Depois pegamos um trecho de descida no meio do mato, em estrada de terra. Essa seria a tônica da corrida: cross-country entre as cidades, para voltar ao asfalto dentro delas. Fui curtindo a beleza dos campos e a arrumação das cidadezinhas, cada uma querendo fazer uma festa maior que a outra. E o relevo, num sobe-e-desce que não parava. Nada muito íngreme, mas praticamente sem trechos planos.

A temperatura foi subindo e chegou nos 28ºC. Se eu estava sofrendo, imagina a francesada! Vale observar que o abastecimento de água era impecável. Além dos tradicionais copinhos abertos – que são horríveis para beber correndo -, havia garrafinhas, que eu levava comigo, precavido desde a seca de Floripa. Naquele local, percebi o único ponto que pude chamar de negativo na prova: o número de peito, feito em papel de má qualidade, se rompia junto aos alfinetes.

Cheguei em Chalifert (19 km de prova) já meio cansado. O sol, o relevo e a falta de treinos pagavam o seu preço. Mas continuava extasiado com a paisagem da corrida; chegamos a correr no meio de campos de margaridas, um lugar realmente muito bonito. Mas que podia ser em descida… Em Lesches, a cidade se superou: todo mundo vestido de Asterix! Do pessoal que controlava o trânsito ao pessoal que dava a "poção mágica" no posto d'água. A minha garrafinha eu peguei do próprio Panoramix!

TUNEL COM TOCHAS! De Lesches a Dampmart, outra surpresa. Após uma descida em trilha, um túnel de uns 200 m todo iluminado por tochas! Coisa de louco!!! Não dava para correr direito porque estava bem escuro, mas era demais! De qualquer modo, correr forte não daria, já que as tochas queimavam oxigênio dentro do túnel e produziam fumaça para asmático nenhum botar defeito.

Ali, com quase 25 km de prova, já estava pensando como ia fazer para terminar… O ritmo diminuía, na mesma proporção em que as subidas abundavam. O staff gritava incessantemente "courage, courage" e "allez, allez", mas eu já sentia as pernas pesando. Mesmo assim, a 6 min/km, eu ainda estava passando gente e só um ou outro do revezamento me passava… o pessoal não estava com muita pressa mesmo. Também, com aquela paisagem!

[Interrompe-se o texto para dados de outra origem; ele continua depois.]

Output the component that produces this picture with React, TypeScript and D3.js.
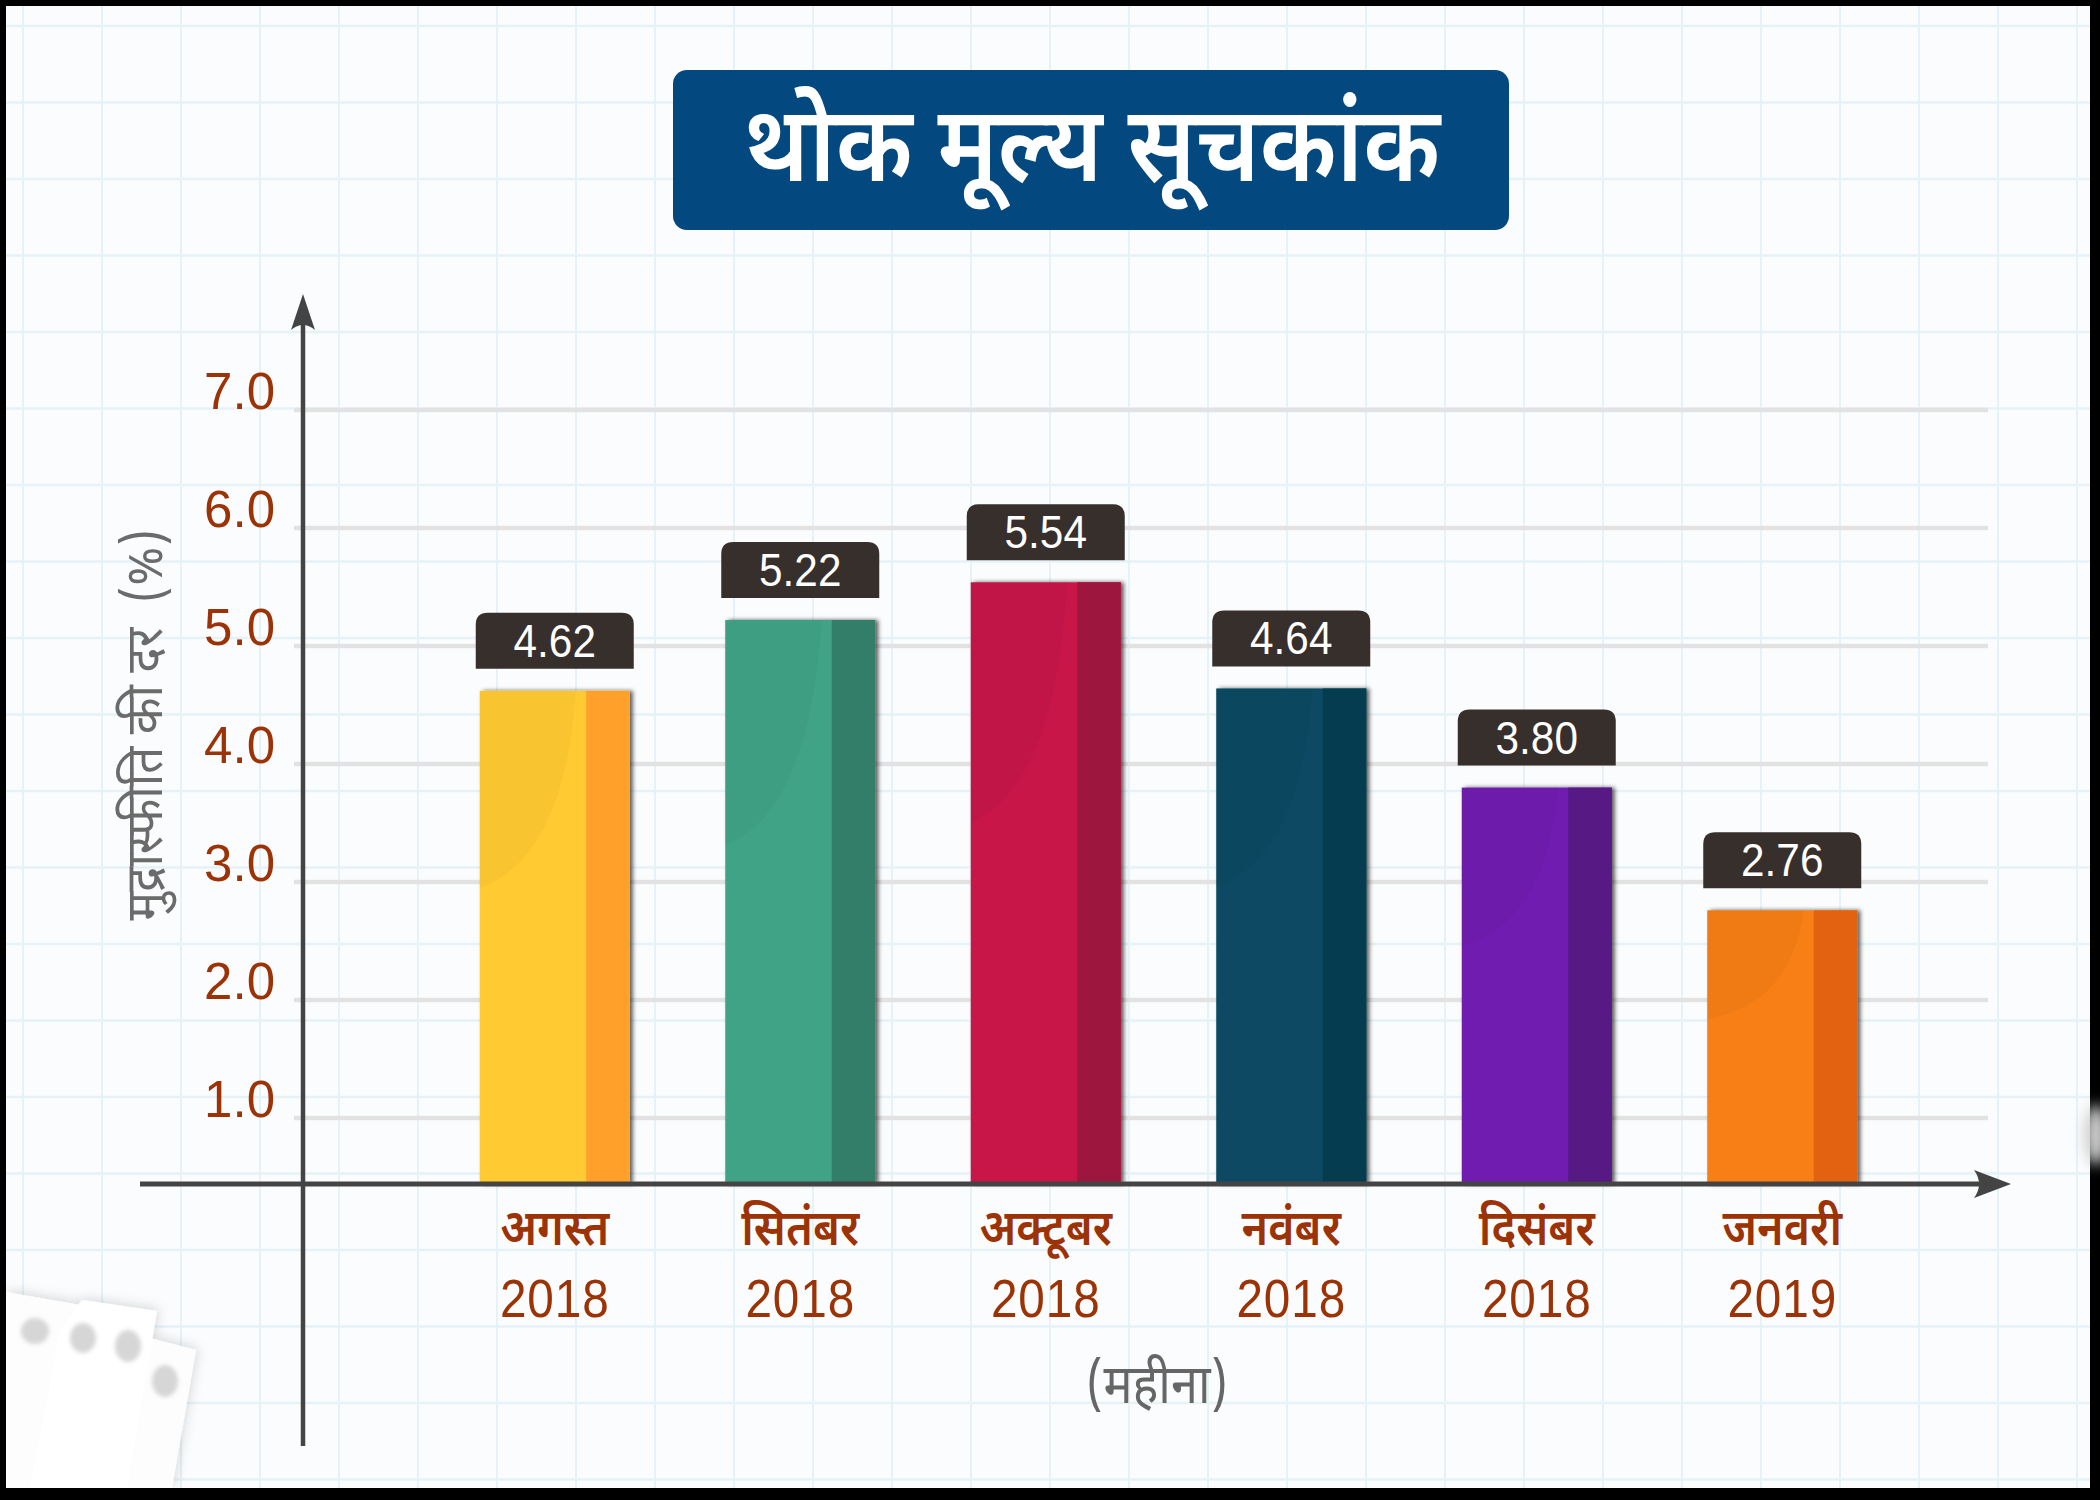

Depois de muitas subidas, cheguei em uma vila onde o posto de reabastecimento era todo japonês, com lanternas, caratecas, quimonos e, naquele instante, o único "japonês" da prova. Fiz minhas mesuras, e aproveitei para tirar fotos. Não dava para perder a oportunidade! Foi o meu último bom momento na prova, pois na altura dos 36 km começaram as câibras. De vez em quando parava para uma massagem e alongamento, mas depois nem isso: não dava para alongar de um lado porque dava câibra do outro.

A chegada foi um tormento. No último quilômetro não conseguia mais correr, mesmo escutando o locutor e vendo o pórtico. Mas cheguei: 4h46! Só que fiquei sem minha medalha. Não, não fui desclassificado nem nada. É que ao invés de medalha, os completantes da maratona ganham uma placa, semelhante às de ruas de Paris, mas evidentemente fazendo referência à maratona. Apesar do cansaço extremo, valeu a pena. Afinal de contas, o que um corredor não faz por uma placa, né?